İlk kez 2008 yılında katıldığımız BAYK kış trofesine tam 5 yıl aradan sonra ikinci kez katılıyoruz. Çok heyecanlıyız, bizim için de bir geri dönüş macerası olacak. Önümüzde iki yıllık yoğun bir program var, sponsorumuz Protel'i de memnun etmemiz gerekiyor.
Geçen zamanın lehimize çalışmadığını daha ilk antrenmanda görmüştük. Hem yelken yapmayı unutmuşuz, hem de fiziksel olarak dökülüyoruz. Yalnızca Serdar kendisini biraz geliştirmiş, o da yetmez ama evet. Antrenmanlarla eski formumuzu yakalamaya çalışıyoruz.
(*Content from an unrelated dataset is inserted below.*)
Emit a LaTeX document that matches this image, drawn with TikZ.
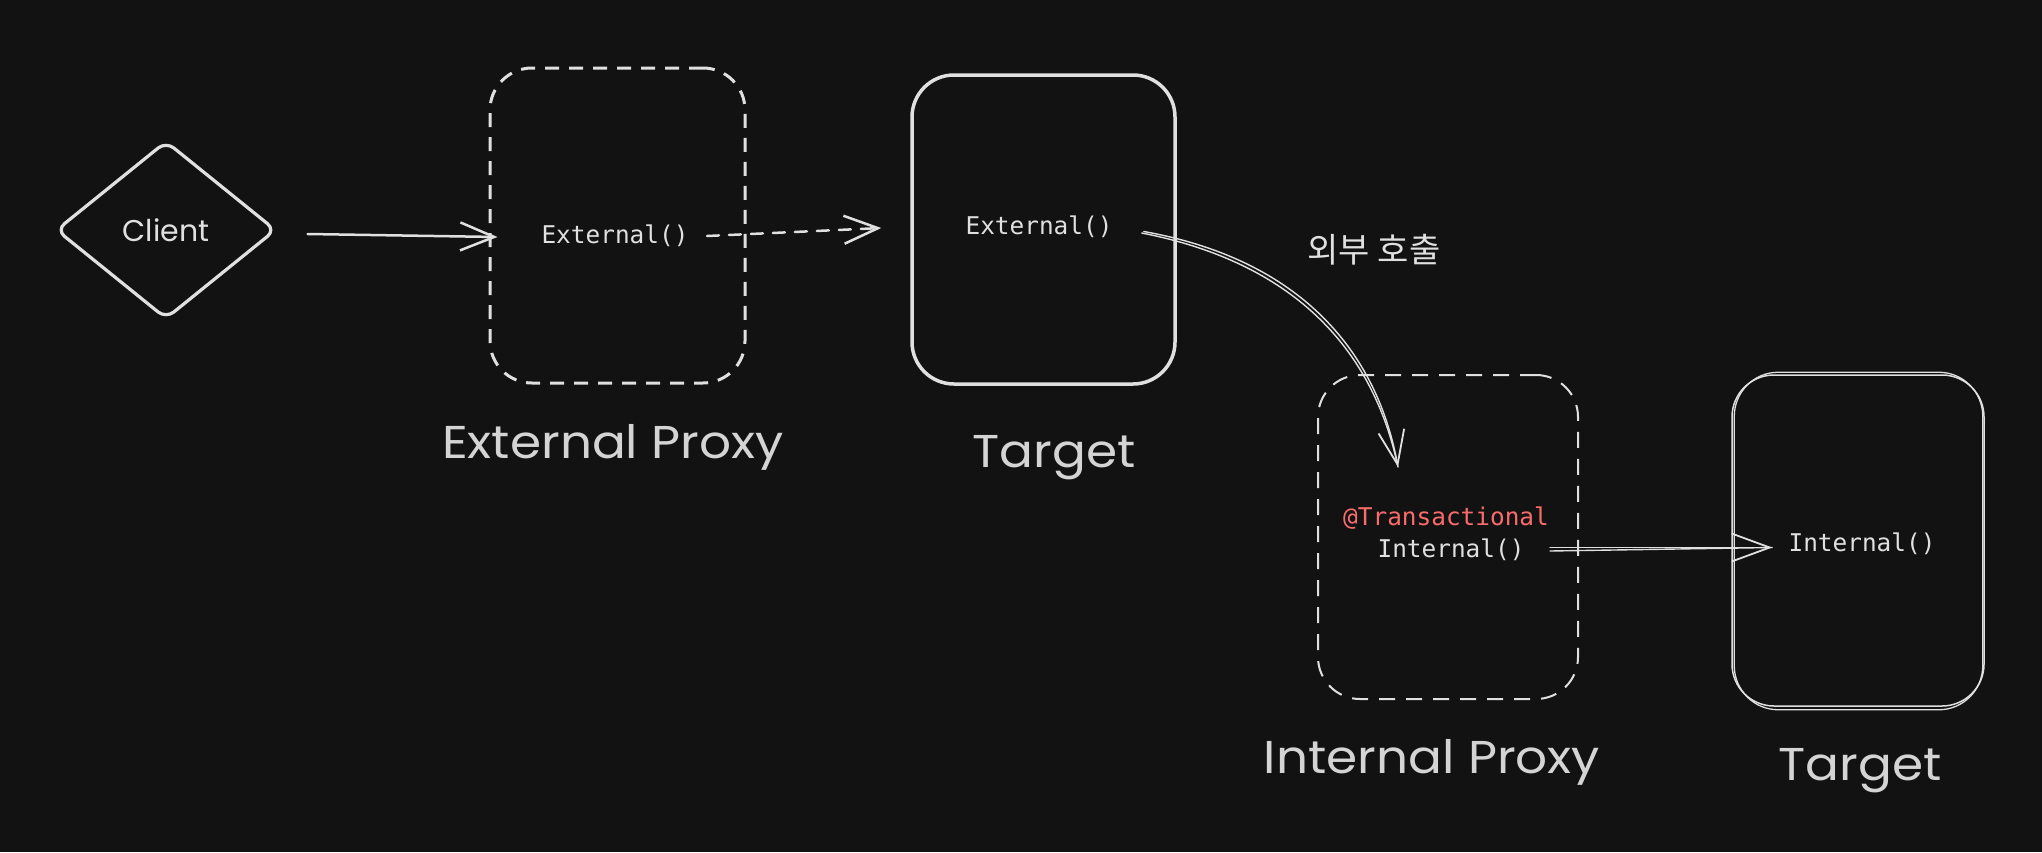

Aşağıda sizlere ilk dört ayağın bizim gözümüzden hikayesini anlatmaya çalışacağım.
1. Ayak:
Adetimiz olduğu üzere Cuma sabahı antrenman için buluştuk ama mümkün değil, hava dışarı çıkmaya izin vermeyecek. Tekne üzerinde eksiklerin giderilmesi, ilaveler, iyileştirmeler ile günü marinada geçirdik. En azından bu konuda iyiyiz, herkes kendi sorumluluk sahasında harıl harıl çalışıyor. Akşam keyifli bir yine yeni yeniden Toka yemeği yiyoruz.
Yarış sabahı hava sert, ani ve şiddetli sağanaklar var, epeyce sert bastırıyor. Parkura çıktık, yelkenler yeni, ilk kez deneyeceğiz, antrenman da yapamadık, gerginiz. Çap ölçüsü uzun tartışmalara neden olan flok fitili ilk sağanakta ( 54 knot olduğu söylendi ) yuvasını terk edip, özgürlüğüne uçuyor, bir tur da istralyaya dolanıyor. İndir indirebilirsen, son sürat kıyıya doğru gidiyoruz, neyse sağanak hafifliyor, 4-5 kişi birlikte indirebiliyoruz. Bu arada güzel fotoğraflar veriyoruz.